Artificial intelligence inference is getting cheaper—sometimes dramatically so. New benchmarks from Nvidia show that four leading inference providers have cut per-token costs by 4x to 10x by deploying open-source models on Blackwell hardware, paired with precision optimizations and specialized software stacks. The results span industries from healthcare to gaming, where inference economics now determine whether AI projects scale from prototypes to production.

The catch? Hardware alone doesn’t unlock the full savings. While Blackwell’s NVL72 architecture and NVLink interconnect deliver up to 2x cost reductions on their own, reaching the higher end of the spectrum—like Sully.ai’s 10x reduction in healthcare AI—requires adopting low-precision formats such as NVFP4 and replacing proprietary models with open-source alternatives. The economics defy intuition: higher-performance infrastructure isn’t just a cost—it’s a multiplier for efficiency.

Nvidia’s analysis highlights four deployments where the combination of hardware, software, and model choices drove significant savings. Each case demonstrates how precision formats, model architecture, and software integration create compounding effects that hardware improvements alone cannot match.

The 10x Factor: Precision and Open-Source Models

Sully.ai’s healthcare AI reduced inference costs by 90%—a 10x improvement—by switching from proprietary models to open-source alternatives running on Baseten’s Blackwell-powered platform. The move not only cut costs but also returned over 30 million minutes to physicians by automating medical coding and note-taking. This wasn’t just about hardware; it was about eliminating the premium pricing of closed-source APIs and leveraging open models that now rival frontier-level performance.

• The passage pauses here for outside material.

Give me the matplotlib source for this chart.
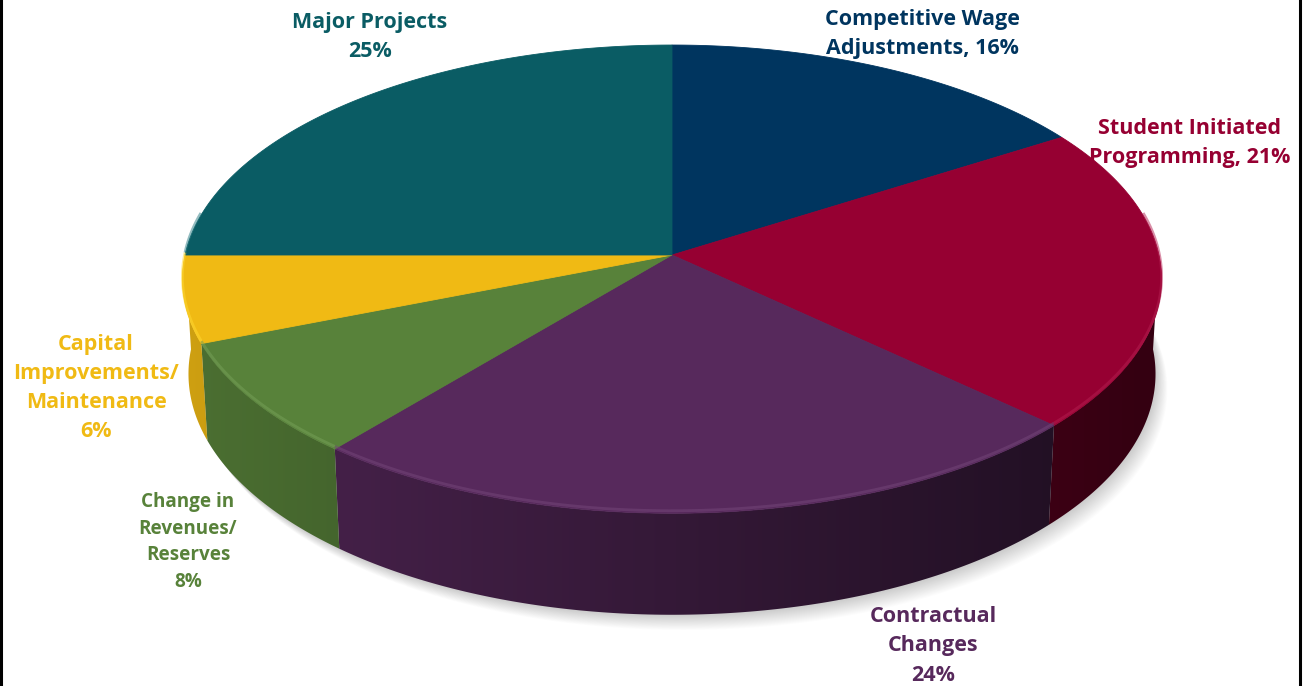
"""
3D pie chart - budget allocation breakdown
"""
import numpy as np
import matplotlib.pyplot as plt
from matplotlib.patches import Polygon
from matplotlib.colors import to_rgb

plt.rcParams['font.family'] = ['Open Sans', 'DejaVu Sans']

# data (clockwise from 12 o'clock)
labels = ['Competitive Wage\nAdjustments, 16%',
          'Student Initiated\nProgramming, 21%',
          'Contractual\nChanges\n24%',
          'Change in\nRevenues/\nReserves\n8%',
          'Capital\nImprovements/\nMaintenance\n6%',
          'Major Projects\n25%']
values = [16, 21, 24, 8, 6, 25]
colors = ['#00355F', '#960032', '#57295C', '#58823A', '#F0BA14', '#0A5C64']

# layout for the labels
label_xy = [(922, 34), (1190, 142.5), (933, 646), (188, 542), (96, 388), (370, 37)]
label_fs = [15.5, 15.5, 15.5, 13.6, 15.5, 15.5]
label_ls = [1.5, 1.5, 1.52, 1.44, 1.52, 1.52]

W, H = 1307, 686
cx, cy = 672, 255
elev = np.radians(28.4)
dist = 8.53
focal = 4154
thick = 0.223


def project(X, Y, Z):
    s, c = np.sin(elev), np.cos(elev)
    den = dist + Y * c - Z * s
    return cx + focal * X / den, cy - focal * (Y * s + Z * c) / den


def rim(t, z):
    t = np.radians(t)
    return project(np.sin(t), np.cos(t), z)


fig = plt.figure(figsize=(W / 100, H / 100), dpi=100)
ax = fig.add_axes([0, 0, 1, 1])
ax.set_xlim(0, W)
ax.set_ylim(H, 0)
ax.axis('off')

# soft shadow under the pie
tt = np.linspace(0, 360, 361)
sx, sy = rim(tt, -thick)
for k in range(1, 18):
    ax.add_patch(Polygon(np.column_stack([sx + k * 0.7, sy + k * 0.9]), closed=True,
                         facecolor='#000000', edgecolor='none', alpha=0.011, zorder=1))

angles = np.concatenate([[0], np.cumsum(values)]) / sum(values) * 360
vis_lo, vis_hi = 90.0, 270.0

# horizontal shading of the outer wall: lighter on the left, dark on the right
xpix = np.arange(W) + 0.5
Xn = np.clip((xpix - cx) / 487.0, -1, 1)
fac = np.clip(0.6 - 0.26 * Xn, 0.35, 0.95)

# outer walls (front part only)
for i, col in enumerate(colors):
    a1, a2 = max(angles[i], vis_lo), min(angles[i + 1], vis_hi)
    if a2 <= a1:
        continue
    ts = np.linspace(a1, a2, 120)
    xa, ya = rim(ts, 0)
    xb, yb = rim(ts[::-1], -thick)
    wall = Polygon(np.column_stack([np.r_[xa, xb], np.r_[ya, yb]]), closed=True,
                   facecolor='none', edgecolor='none')
    ax.add_patch(wall)
    rgb = np.array(to_rgb(col))
    grad = (fac[:, None] * rgb[None, :])[None, :, :]
    im = ax.imshow(grad, extent=(0, W, H, 0), aspect='auto', zorder=2,
                   interpolation='bilinear')
    im.set_clip_path(wall)

# top faces
for i, col in enumerate(colors):
    ts = np.linspace(angles[i], angles[i + 1], 200)
    xs, ys = rim(ts, 0)
    pts = np.column_stack([np.r_[cx, xs], np.r_[cy, ys]])
    ax.add_patch(Polygon(pts, closed=True, facecolor=col, edgecolor=col,
                         linewidth=0.6, zorder=3))
    # bevel highlight on the front rim
    a1, a2 = max(angles[i], vis_lo - 10), min(angles[i + 1], vis_hi + 10)
    if a2 > a1:
        th = np.linspace(a1, a2, 100)
        hx, hy = rim(th, 0)
        light = tuple(min(1, v + 0.12) for v in to_rgb(col))
        ax.plot(hx, hy - 2.5, color=light, lw=2.0, alpha=0.5, zorder=4,
                solid_capstyle='butt')

ax.set_xlim(0, W)
ax.set_ylim(H, 0)

# labels
for lab, (lx, ly), fs, ls, col in zip(labels, label_xy, label_fs, label_ls, colors):
    ax.text(lx, ly, lab, ha='center', va='center', fontsize=fs,
            fontweight='bold', color=col, linespacing=ls, zorder=5)

# frame lines left and right
ax.plot([1.2, 1.2], [0, H], color='black', lw=2.2, zorder=6)
ax.plot([1300, 1300], [0, H], color='black', lw=2.2, zorder=6)

fig.savefig('out.png', dpi=100)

Latitude’s AI Dungeon platform saw a similar transformation. The company reduced gaming inference costs by 4x by transitioning from Nvidia’s Hopper platform to Blackwell, then further halving costs by adopting Blackwell’s native NVFP4 low-precision format. The result? Costs per million tokens dropped from 20 cents on Hopper to 5 cents on Blackwell with NVFP4. Hardware improvements alone delivered 2x gains, but the precision format change doubled that efficiency.

Why 4x Isn’t Always Enough

The range between 4x and 10x cost reductions isn’t random—it reflects how different technical choices interact. Three key factors drive the difference

  • Precision formats: NVFP4 reduces the bits required for model weights and activations, allowing more computation per GPU cycle while maintaining accuracy. For mixture-of-experts (MoE) models—where only a subset of the model activates per request—this format delivers outsized efficiency gains.
  • Model architecture: MoE models benefit from Blackwell’s NVLink fabric, which enables rapid communication between specialized sub-models. Dense models, which activate all parameters for every inference, don’t leverage this architecture as effectively.
  • Software stack integration: Nvidia’s co-designed approach—pairing Blackwell hardware with tools like Dynamo and TensorRT-LLM—creates performance deltas. Providers using alternative frameworks like vLLM may see lower gains.

Workload characteristics also play a role. Reasoning models, which generate more tokens to reach better answers, benefit from Blackwell’s ability to process extended token sequences efficiently. Disaggregated serving—where context prefill and token generation are handled separately—makes these workloads cost-effective.

Who Should Migrate—and When?

Not every AI deployment will see 10x cost reductions. Enterprises must evaluate their workloads before committing to Blackwell-based inference. High-volume, latency-sensitive applications—like Sully.ai’s healthcare automation or Decagon’s voice customer support—are prime candidates. These use cases process millions of requests monthly, where even small latency increases can erode user trust.

Teams with lower-volume workloads or applications with relaxed latency requirements may achieve meaningful savings through software optimizations or model switching before upgrading hardware. For example, running open-source models on existing infrastructure could deliver half the potential cost reduction without new investments.

Testing is critical. Published benchmarks often reflect ideal conditions, but real-world performance varies. Teams should run actual production workloads across multiple Blackwell providers to measure performance under their specific usage patterns and traffic spikes. Provider selection matters too—some deploy Nvidia’s integrated stack (Dynamo + TensorRT-LLM), while others use frameworks like vLLM. Performance deltas exist between these configurations.

Finally, the economic equation extends beyond cost per token. Managed services from cloud providers like AWS or Azure may have higher per-token costs but lower operational complexity. Specialized inference providers offer optimized deployments but require additional vendor management. Teams must calculate total cost—including operational overhead—to determine the best approach for their needs.

For enterprises evaluating Blackwell, the message is clear: hardware is just the beginning. Precision formats, open-source models, and software integration are the multipliers that turn cost reductions from possible to transformative.